Please transcribe the data below exactly. Leave the pictures out.
━━━━━ Source material
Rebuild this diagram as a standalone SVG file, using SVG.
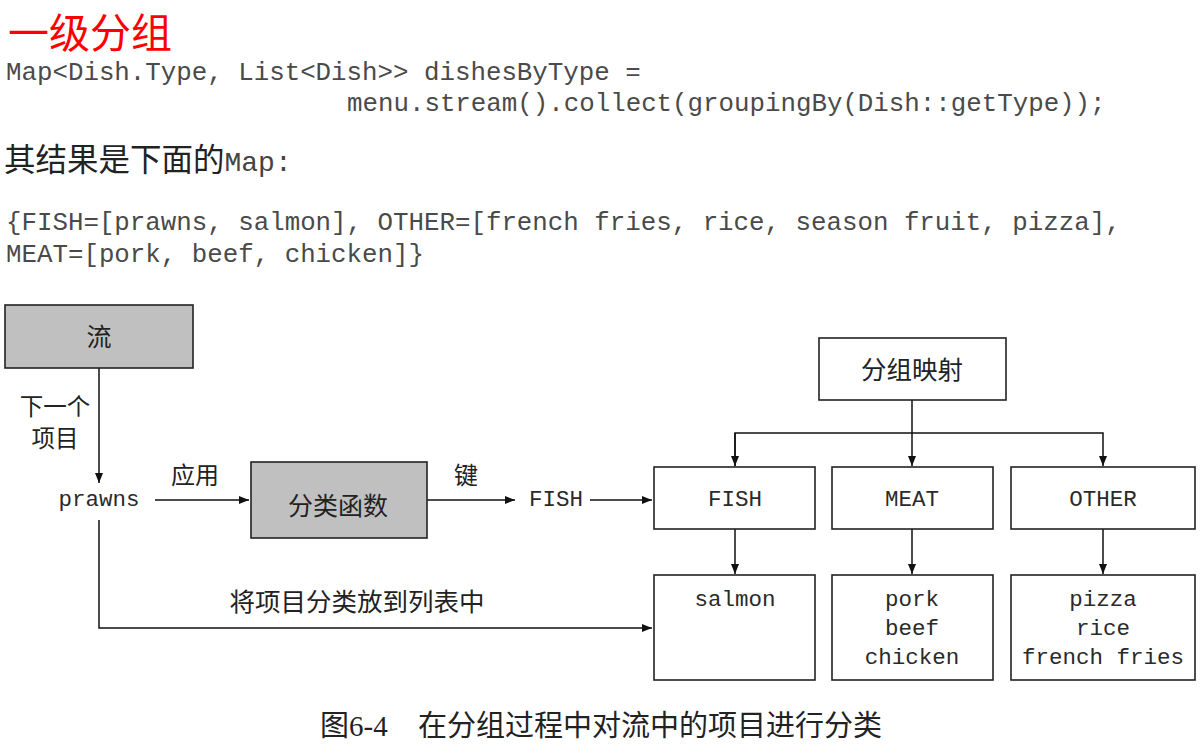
<svg xmlns="http://www.w3.org/2000/svg" width="1202" height="748" viewBox="0 0 1202 748">
<style>
.code{font-family:"Liberation Mono","Noto Sans CJK SC",monospace;fill:#4a4a4a;font-size:25.8px}
.cjk{font-family:"Noto Sans CJK SC",sans-serif;fill:#222}
.mono{font-family:"Liberation Mono",monospace;fill:#2a2a2a;font-size:22.5px}
.box{stroke:#222;stroke-width:1.6}
.gray{fill:#c0c0c0}
.white{fill:#fff}
.ln{stroke:#111;stroke-width:1.5;fill:none}
</style>
<defs>
<marker id="ah" viewBox="0 0 10 8" refX="10" refY="4" markerWidth="10" markerHeight="8" markerUnits="userSpaceOnUse" orient="auto">
<path d="M0,0 L10,4 L0,8 Z" fill="#111"/>
</marker>
</defs>
<rect width="1202" height="748" fill="#fff"/>
<text x="8" y="48" font-family="Noto Sans CJK SC,sans-serif" font-size="41" fill="#f00">一级分组</text>
<text class="code" x="6" y="80">Map&lt;Dish.Type, List&lt;Dish&gt;&gt; dishesByType =</text>
<text class="code" x="347" y="111">menu.stream().collect(groupingBy(Dish::getType));</text>
<text x="4" y="171" class="cjk" font-size="31.5">其结果是下面的<tspan font-family="Liberation Mono,monospace" font-size="28" fill="#444">Map:</tspan></text>
<text class="code" x="6" y="230">{FISH=[prawns, salmon], OTHER=[french fries, rice, season fruit, pizza],</text>
<text class="code" x="6" y="262">MEAT=[pork, beef, chicken]}</text>

<g id="connectors">
<path class="ln" d="M99,368 V483" marker-end="url(#ah)"/>
<path class="ln" d="M155,500 H249" marker-end="url(#ah)"/>
<path class="ln" d="M427,500 H515" marker-end="url(#ah)"/>
<path class="ln" d="M590,500 H652" marker-end="url(#ah)"/>
<path class="ln" d="M912,400 V466" marker-end="url(#ah)"/>
<path class="ln" d="M735,466 V433 H1103 V466" marker-end="url(#ah)"/>
<path class="ln" d="M735,433 V466" marker-end="url(#ah)"/>
<path class="ln" d="M735,529 V574" marker-end="url(#ah)"/>
<path class="ln" d="M912,529 V574" marker-end="url(#ah)"/>
<path class="ln" d="M1103,529 V574" marker-end="url(#ah)"/>
<path class="ln" d="M99,520 V628 H652" marker-end="url(#ah)" stroke-width="2"/>
<text class="cjk" x="55" y="415" font-size="23.5" text-anchor="middle">下一个</text>
<text class="cjk" x="55" y="447" font-size="23.5" text-anchor="middle">项目</text>
<text class="cjk" x="195" y="484" font-size="24" text-anchor="middle">应用</text>
<text class="cjk" x="466" y="484" font-size="24" text-anchor="middle">键</text>
<text class="cjk" x="357" y="611" font-size="25.5" text-anchor="middle">将项目分类放到列表中</text>
</g>

<g id="stream">
<rect class="box gray" x="5" y="305" width="188" height="63"/>
<text class="cjk" x="99" y="346" font-size="25" text-anchor="middle">流</text>
</g>
<g id="prawns">
<text class="mono" x="99" y="506" text-anchor="middle">prawns</text>
</g>
<g id="classifier">
<rect class="box gray" x="251" y="462" width="176" height="76"/>
<text class="cjk" x="338" y="515" font-size="25" text-anchor="middle">分类函数</text>
</g>
<g id="key-fish">
<text class="mono" x="556" y="506" text-anchor="middle">FISH</text>
</g>
<g id="map">
<rect class="box white" x="819" y="338" width="187" height="62"/>
<text class="cjk" x="912" y="379" font-size="25.5" text-anchor="middle">分组映射</text>
</g>
<g id="key-FISH">
<rect class="box white" x="654" y="467" width="161" height="62"/>
<text class="mono" x="735" y="506" text-anchor="middle">FISH</text>
</g>
<g id="key-MEAT">
<rect class="box white" x="832" y="467" width="161" height="62"/>
<text class="mono" x="912" y="506" text-anchor="middle">MEAT</text>
</g>
<g id="key-OTHER">
<rect class="box white" x="1011" y="467" width="184" height="62"/>
<text class="mono" x="1103" y="506" text-anchor="middle">OTHER</text>
</g>
<g id="list-fish">
<rect class="box white" x="654" y="575" width="161" height="105"/>
<text class="mono" x="735" y="606" text-anchor="middle">salmon</text>
</g>
<g id="list-meat">
<rect class="box white" x="832" y="575" width="161" height="105"/>
<text class="mono" x="912" y="606" text-anchor="middle">pork</text>
<text class="mono" x="912" y="635" text-anchor="middle">beef</text>
<text class="mono" x="912" y="664" text-anchor="middle">chicken</text>
</g>
<g id="list-other">
<rect class="box white" x="1011" y="575" width="184" height="105"/>
<text class="mono" x="1103" y="606" text-anchor="middle">pizza</text>
<text class="mono" x="1103" y="635" text-anchor="middle">rice</text>
<text class="mono" x="1103" y="664" text-anchor="middle">french fries</text>
</g>
<text x="320" y="736" font-family="Liberation Serif,Noto Sans CJK SC,serif" font-size="29" fill="#222">图6-4<tspan x="418">在分组过程中对流中的项目进行分类</tspan></text>
</svg>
━━━━━━━━━━
• **Output for this exercise**:
Rebuild this diagram as a standalone SVG file, using SVG.
<svg xmlns="http://www.w3.org/2000/svg" width="1202" height="748" viewBox="0 0 1202 748">
<style>
.code{font-family:"Liberation Mono","Noto Sans CJK SC",monospace;fill:#4a4a4a;font-size:25.8px}
.cjk{font-family:"Noto Sans CJK SC",sans-serif;fill:#222}
.mono{font-family:"Liberation Mono",monospace;fill:#2a2a2a;font-size:22.5px}
.box{stroke:#222;stroke-width:1.6}
.gray{fill:#c0c0c0}
.white{fill:#fff}
.ln{stroke:#111;stroke-width:1.5;fill:none}
</style>
<defs>
<marker id="ah" viewBox="0 0 10 8" refX="10" refY="4" markerWidth="10" markerHeight="8" markerUnits="userSpaceOnUse" orient="auto">
<path d="M0,0 L10,4 L0,8 Z" fill="#111"/>
</marker>
</defs>
<rect width="1202" height="748" fill="#fff"/>
<text x="8" y="48" font-family="Noto Sans CJK SC,sans-serif" font-size="41" fill="#f00">一级分组</text>
<text class="code" x="6" y="80">Map&lt;Dish.Type, List&lt;Dish&gt;&gt; dishesByType =</text>
<text class="code" x="347" y="111">menu.stream().collect(groupingBy(Dish::getType));</text>
<text x="4" y="171" class="cjk" font-size="31.5">其结果是下面的<tspan font-family="Liberation Mono,monospace" font-size="28" fill="#444">Map:</tspan></text>
<text class="code" x="6" y="230">{FISH=[prawns, salmon], OTHER=[french fries, rice, season fruit, pizza],</text>
<text class="code" x="6" y="262">MEAT=[pork, beef, chicken]}</text>

<g id="connectors">
<path class="ln" d="M99,368 V483" marker-end="url(#ah)"/>
<path class="ln" d="M155,500 H249" marker-end="url(#ah)"/>
<path class="ln" d="M427,500 H515" marker-end="url(#ah)"/>
<path class="ln" d="M590,500 H652" marker-end="url(#ah)"/>
<path class="ln" d="M912,400 V466" marker-end="url(#ah)"/>
<path class="ln" d="M735,466 V433 H1103 V466" marker-end="url(#ah)"/>
<path class="ln" d="M735,433 V466" marker-end="url(#ah)"/>
<path class="ln" d="M735,529 V574" marker-end="url(#ah)"/>
<path class="ln" d="M912,529 V574" marker-end="url(#ah)"/>
<path class="ln" d="M1103,529 V574" marker-end="url(#ah)"/>
<path class="ln" d="M99,520 V628 H652" marker-end="url(#ah)" stroke-width="2"/>
<text class="cjk" x="55" y="415" font-size="23.5" text-anchor="middle">下一个</text>
<text class="cjk" x="55" y="447" font-size="23.5" text-anchor="middle">项目</text>
<text class="cjk" x="195" y="484" font-size="24" text-anchor="middle">应用</text>
<text class="cjk" x="466" y="484" font-size="24" text-anchor="middle">键</text>
<text class="cjk" x="357" y="611" font-size="25.5" text-anchor="middle">将项目分类放到列表中</text>
</g>

<g id="stream">
<rect class="box gray" x="5" y="305" width="188" height="63"/>
<text class="cjk" x="99" y="346" font-size="25" text-anchor="middle">流</text>
</g>
<g id="prawns">
<text class="mono" x="99" y="506" text-anchor="middle">prawns</text>
</g>
<g id="classifier">
<rect class="box gray" x="251" y="462" width="176" height="76"/>
<text class="cjk" x="338" y="515" font-size="25" text-anchor="middle">分类函数</text>
</g>
<g id="key-fish">
<text class="mono" x="556" y="506" text-anchor="middle">FISH</text>
</g>
<g id="map">
<rect class="box white" x="819" y="338" width="187" height="62"/>
<text class="cjk" x="912" y="379" font-size="25.5" text-anchor="middle">分组映射</text>
</g>
<g id="key-FISH">
<rect class="box white" x="654" y="467" width="161" height="62"/>
<text class="mono" x="735" y="506" text-anchor="middle">FISH</text>
</g>
<g id="key-MEAT">
<rect class="box white" x="832" y="467" width="161" height="62"/>
<text class="mono" x="912" y="506" text-anchor="middle">MEAT</text>
</g>
<g id="key-OTHER">
<rect class="box white" x="1011" y="467" width="184" height="62"/>
<text class="mono" x="1103" y="506" text-anchor="middle">OTHER</text>
</g>
<g id="list-fish">
<rect class="box white" x="654" y="575" width="161" height="105"/>
<text class="mono" x="735" y="606" text-anchor="middle">salmon</text>
</g>
<g id="list-meat">
<rect class="box white" x="832" y="575" width="161" height="105"/>
<text class="mono" x="912" y="606" text-anchor="middle">pork</text>
<text class="mono" x="912" y="635" text-anchor="middle">beef</text>
<text class="mono" x="912" y="664" text-anchor="middle">chicken</text>
</g>
<g id="list-other">
<rect class="box white" x="1011" y="575" width="184" height="105"/>
<text class="mono" x="1103" y="606" text-anchor="middle">pizza</text>
<text class="mono" x="1103" y="635" text-anchor="middle">rice</text>
<text class="mono" x="1103" y="664" text-anchor="middle">french fries</text>
</g>
<text x="320" y="736" font-family="Liberation Serif,Noto Sans CJK SC,serif" font-size="29" fill="#222">图6-4<tspan x="418">在分组过程中对流中的项目进行分类</tspan></text>
</svg>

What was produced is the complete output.